Will annual or perennial herbs work best for you? In general, annual herbs are propagated from seed, and as a broad stereotype, have a faster rate of growth and of regeneration after cutting, but annuals also tend to bolt and/or “tire out” more quickly. Perennial culinary herbs are typically propagated vegetatively, mostly from stem tips, but also from root cuttings and rhizomes. Herbs tend not to be variety-protected, and this allows you the freedom to grow your own stock plants and propagate them yourself. Perennials tend to have a slower rate of regeneration and tend to have a larger root mass. Don’t use a 4-inch channel for perennial hydroponic herbs if you’re using nutrient film. The root mass will clog a 4-inch channel.
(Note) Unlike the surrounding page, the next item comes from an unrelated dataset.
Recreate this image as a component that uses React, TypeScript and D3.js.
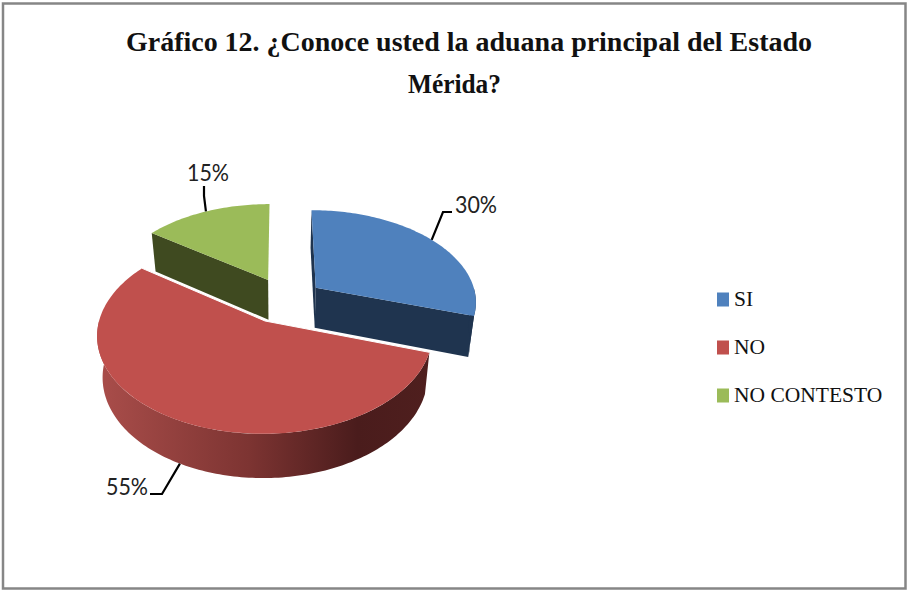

“We’ve found nutrient film moves through a 9-inch wide, 6-inch deep channel satisfactorily,” stated Currey. It may be simpler to use a raft or deep flow culture, planting the seed in Styrofoam channels, with the roots hanging down in the nutrient solution.
If you use media beds or troughs, you can use perlite as a substrate. “It’s not uncommon to have almost a raised bed-type system, with the media bed or trough filled with peat. This may be a comfortable way for a grower to work into a raft system in the future.”
Should you plan to harvest just once, or several times? There are pluses on both sides. A single harvest has higher substrate and seed cost. “You’ll get 2 to 3 times the yield per plant, with lower seed and substrate costs, with multiple harvests.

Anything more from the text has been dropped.